Mas é preciso que se diga e de forma inequívoca: existem provas de que Stefan Zweig efetivamente fez um “negócio” com o governo brasileiro - escreveu o livro em troca dos vistos de residência para ele e para a mulher. Não houve um contrato, mas um entendimento. A velocidade com que o governo autorizou a concessão dos vistos dispensando o casal de qualquer documentação atesta um privilégio que confronta de forma ostensiva a má-vontade e a desumanidade com que o governo Vargas tratou os refugiados do nazismo, sobretudo os judeus.

O autor vingou-se à sua maneira: enfiou no texto inúmeras alusões e provocações a respeito da necessidade de abrir as portas do Brasil à imigração. Os críticos não tiveram a sensibilidade para perceber que ali estava a oportunidade para reparar uma desumanidade e forçar o governo a rever sua política imigratória.

Zweig reconheceu a impossibilidade de descrever o país inteiro. Conhecer toda a realidade – o presente – exigiria uma vida inteira como explica na introdução. Porém, sentiu-se à vontade para extasiar-se com a sua gente e com este material embrenhar-se no território da quimera e da profecia. Como humanista, acreditava que uma nação não era uma entidade abstrata, desprovida de humanidade.

Adorava aquele povo multicolorido, brando, tocado por uma suave melancolia (que antes dele apenas Paulo Prado havia observado). Previa que estas qualidades, devidamente ampliadas através de um sistema educacional competente, em algum momento seriam capazes de produzir a conciliação que a Europa pisoteava, implacável, há dez anos. Em plena era do Übermensch, o super-homem nazista, Zweig oferecia como alternativa, não o Jeca Tatu de Lobato ou o Macunaíma de Mario de Andrade, mas o brasileiro cordato, dócil, inventivo, trabalhador, mas incapaz de fascinar-se com as conquistas materiais que empolgavam europeus e norte-americanos.

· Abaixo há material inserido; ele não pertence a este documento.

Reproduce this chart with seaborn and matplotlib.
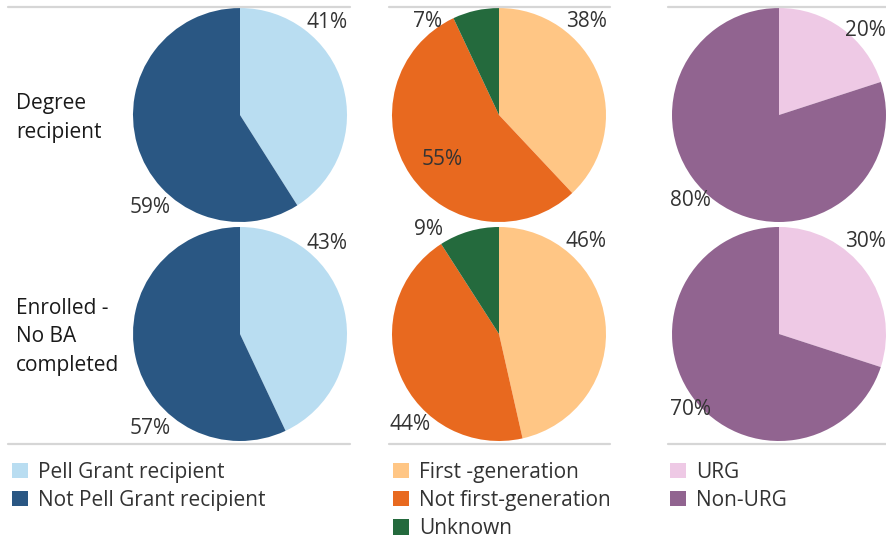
import matplotlib
matplotlib.use("Agg")
import matplotlib.pyplot as plt
from matplotlib.patches import Patch
from matplotlib.lines import Line2D
import seaborn as sns

# row headers
rows = ["Degree\nrecipient", "Enrolled -\nNo BA\ncompleted"]

# Pell grant
pell_labels = ["Pell Grant recipient", "Not Pell Grant recipient"]
pell_degree = [41, 59]
pell_enrolled = [43, 57]
pell_colors = ["#b9ddf1", "#2a5783"]

# first generation
gen_labels = ["First -generation", "Not first-generation", "Unknown"]
gen_degree = [38, 55, 7]
gen_enrolled = [46, 44, 9]
gen_colors = ["#ffc685", "#e8691f", "#246a3d"]

# URG
urg_labels = ["URG", "Non-URG"]
urg_degree = [20, 80]
urg_enrolled = [30, 70]
urg_colors = ["#eec9e5", "#916490"]

# where Tableau put the % labels (in pie-radius units), per pie
label_spots = {
    ("pell", 0): [(0.81, 0.86), (-0.84, -0.86)],
    ("pell", 1): [(0.81, 0.85), (-0.84, -0.88)],
    ("gen", 0): [(0.82, 0.87), (-0.53, -0.42), (-0.67, 0.87)],
    ("gen", 1): [(0.81, 0.86), (-0.83, -0.85), (-0.66, 0.98)],
    ("urg", 0): [(0.81, 0.79), (-0.83, -0.80)],
    ("urg", 1): [(0.81, 0.86), (-0.83, -0.71)],
}

sns.set_theme(style="white")
plt.rcParams["font.family"] = ["Open Sans", "DejaVu Sans"]

W, H = 886, 539
fig = plt.figure(figsize=(W / 100, H / 100), dpi=100)
txt = "#333333"
fs = 15


def px_axes(cx, cy, r):
    return fig.add_axes([(cx - r) / W, 1 - (cy + r) / H, 2 * r / W, 2 * r / H])


groups = [
    ("pell", [pell_degree, pell_enrolled], pell_colors, pell_labels, 240),
    ("gen", [gen_degree, gen_enrolled], gen_colors, gen_labels, 499),
    ("urg", [urg_degree, urg_enrolled], urg_colors, urg_labels, 779),
]
row_y = [115, 334]
R = 107

for key, series, colors, labels, cx in groups:
    for i, vals in enumerate(series):
        ax = px_axes(cx, row_y[i], R)
        ax.pie(vals, colors=colors, startangle=90, counterclock=False,
               radius=1, wedgeprops=dict(linewidth=0))
        for v, (lx, ly) in zip(vals, label_spots[(key, i)]):
            ax.text(lx, ly, f"{v}%", ha="center", va="center",
                    fontsize=fs, color=txt, clip_on=False)
        ax.set_xlim(-1, 1)
        ax.set_ylim(-1, 1)
        ax.set_aspect("equal")
        ax.axis("off")

# row labels
for lab, y in zip(rows, row_y):
    fig.text(16 / W, 1 - (y + 3) / H, lab, ha="left", va="center",
             fontsize=fs, color="#1a1a1a", linespacing=1.44)

# separator lines
for x0, x1 in [(8, 350), (389, 610), (668, 886)]:
    for y in [7, 444]:
        fig.add_artist(Line2D([x0 / W, x1 / W], [1 - y / H, 1 - y / H],
                              color="#d6d6d6", linewidth=1.6))

# legends
for (key, series, colors, labels, cx), lx in zip(groups, [12, 393, 670]):
    handles = [Patch(facecolor=c, edgecolor="none") for c in colors]
    fig.legend(handles, labels, loc="upper left",
               bbox_to_anchor=(lx / W, 1 - 462 / H), frameon=False,
               fontsize=fs, handlelength=0.75, handleheight=0.75,
               handletextpad=0.5, labelspacing=0.34, borderpad=0,
               borderaxespad=0, labelcolor=txt)

fig.savefig("out.png", dpi=100)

Apostou no futuro com base na avaliação de uma sociedade multirracial que rejeitava o racismo e preferia a conciliação aos confrontos. A terre de l’avenir mencionada na epígrafe e expurgada pelas patrulhas ideológicas francesas há quase sete décadas era uma promessa de convivência, um projeto de civilização.

Em São Paulo, 1936, impressionou-se com uma visita à penitenciária, onde assassinos eram recuperados através do trabalho e da educação seguindo o sistema de um psiquiatra alemã,

Zweig rebelou-se na introdução contra o predomínio das estatísticas para avaliar uma nação. Difícil saber qual a reação de Roberto Simonsen (que tanto o ajudou na parte econômica) a este enfoque tão idealista e empírico.

A quimera zweiguiana, o retrato-falado do Brasil foi superada pela passagem do tempo e por estas mesmas estatísticas. Uma coisa, porém, parece certa: a quimera continua atual. Se não ela, a discussão sobre o que deu errado.